Ad animare l’avvio di questa nuova esperienza sarà il prof. Antonio Errico, apprezzato narratore, saggista e opinionista, particolarmente attento a questa tipologia di scrittura. L’incontro sarà presentato dalla consigliera Daniela Vantaggiato.
Quali motivazioni ci hanno spinto ad avvicinarci alla narrazione autobiografica?

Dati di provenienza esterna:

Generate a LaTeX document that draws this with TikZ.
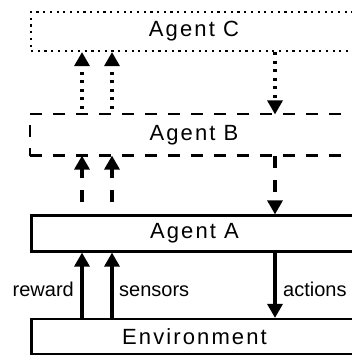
\documentclass[tikz,border=0pt]{standalone}
\usepackage{fontspec}
\setmainfont{Liberation Sans}
\newfontfamily\boxfont[LetterSpace=9.6]{Liberation Sans}
\usetikzlibrary{arrows.meta}
\begin{document}
\begin{tikzpicture}[x=1pt,y=-1pt,
  layer/.style={minimum width=326pt, inner sep=0pt, line width=2.2pt,
    font=\boxfont\fontsize{22pt}{26pt}\selectfont},
  dottedbox/.style={layer, draw, dash pattern=on 2.2pt off 4.5pt},
  solidbox/.style={layer, draw},
  dashedside/.style={line width=2.2pt, dash pattern=on 12pt off 11pt},
  flow/.style={line width=3.2pt, -{Triangle[length=14pt,width=15pt]}},
  dottedflow/.style={flow, dash pattern=on 3pt off 5.5pt},
  dashedflow/.style={flow, dash pattern=on 12pt off 12pt},
  lbl/.style={inner sep=0pt, font=\fontsize{20pt}{24pt}\selectfont}]
\useasboundingbox (0,0) rectangle (352,355);
\clip (0,0) rectangle (352,355);

% the agent hierarchy, top to bottom
\node[dottedbox, minimum height=39pt] (C) at (194,31.5) {Agent C};
\node[layer, minimum height=39pt] (B) at (194,135) {Agent B};
\node[solidbox, minimum height=36pt] (A) at (194.5,233.5) {Agent A};
\node[solidbox, minimum height=35pt] (E) at (194.5,336.5) {Environment};

% dashed frame of agent B, each side dashed from its left or upper end
\draw[dashedside] (B.north west) -- (B.north east);
\draw[dashedside] (B.south west) -- (B.south east);
\draw[dashedside, dash phase=12pt] (B.north west) -- (B.south west);
\draw[dashedside, dash phase=12pt] (B.north east) -- (B.south east);

% columns of the connectors
\coordinate (xr) at (82,0);
\coordinate (xs) at (112,0);
\coordinate (xa) at (275,0);

% environment <-> agent A
\draw[flow] (E.north -| xr) -- (A.south -| xr);
\draw[flow] (E.north -| xs) -- (A.south -| xs);
\draw[flow] (A.south -| xa) -- (E.north -| xa);

% agent A <-> agent B
\draw[dashedflow, dash phase=12pt] (A.north -| xr) -- (B.south -| xr);
\draw[dashedflow, dash phase=12pt] (A.north -| xs) -- (B.south -| xs);
\draw[dashedflow] (B.south -| xa) -- (A.north -| xa);

% agent B <-> agent C
\draw[dottedflow, dash phase=3pt] (B.north -| xr) -- (C.south -| xr);
\draw[dottedflow, dash phase=3pt] (B.north -| xs) -- (C.south -| xs);
\draw[dottedflow] (C.south -| xa) -- (B.north -| xa);

% labels of the bottom connectors
\node[lbl, anchor=base east] (lrew) at (74,296.7) {reward};
\node[lbl, anchor=base west] (lsen) at (119,296.7) {sensors};
\node[lbl, anchor=base west] (lact) at (283,296.7) {actions};
\end{tikzpicture}
\end{document}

Riteniamo sia utile sollecitare un interesse non episodico o improvvisato, ma ben fondato e fertile, verso il racconto di sé e dei propri vissuti familiari, con l'idea che sia adatto sia per riprendere confidenza con la scrittura, in un tempo in cui si tende quasi a dimenticarla, ma anche quale "terapia" efficace al fine dell'elaborazione dei nodi problematici, dei conflitti, come delle positive esperienze, che appartengono ad ogni storia individuale. Secondo quanto sostiene Duccio Demetrio, uno degli studiosi più accreditati con riferimento a tale ambito di scrittura, “l’autobiografia, come scrittura di sé, non è un rifugio nel passato ma è ben piantata nel presente e orientata, piuttosto, al futuro. E’ tesa a trovare il senso della propria vita nel presente, orientati al futuro e riconciliati con il passato. Sapendo che non ci sono risposte definitive ai quesiti che vengono man mano individuati nella pratica autobiografica, che è anche un viaggio di ricerca continuo.”
Antonio Errico, per chi non lo conoscesse, è nato in provincia di Lecce dove vive ed è dirigente scolastico di un liceo. Ha pubblicato libri di narrativa e saggistica, saggi e racconti in volumi collettivi e collabora a quotidiani, riviste letterarie e scolastiche.
Per meglio comprendere il significato della sua presenza, oggi, per accompagnarci nella ri-scoperta dei nostri “luoghi della memoria”, riprendiamo un passaggio di un suo scritto sul tema della memoria quale nutrimento dello scrivere di sé: “Per esempio: i luoghi dell’infanzia. Un vicolo cieco con la ghiaia, un cortile con il glicine, un giardino con l’altalena tra i rami di un melograno. Luoghi che ricordiamo a stento, galleggianti, sfumati nel pensiero, come paesaggi nel fondo di un dormiveglia. I luoghi non sono mai come li ricordiamo. Sì, forse resta qualcosa: il verde forte, rugoso, screpolato, del portone di una casa che nessuno abita più, un tufo che fa da gradino, l’insegna arrugginita di una barberia; sì, forse resta qualcosa, come fosse una ruga riconoscibile in una fisionomia mutata; resta qualcosa ma i contesti si trasformano, i particolari vengono sostituiti, non ci sono più i volti che si ricordavano, non ci sono più le voci, le piccole storie che sembravano universali.”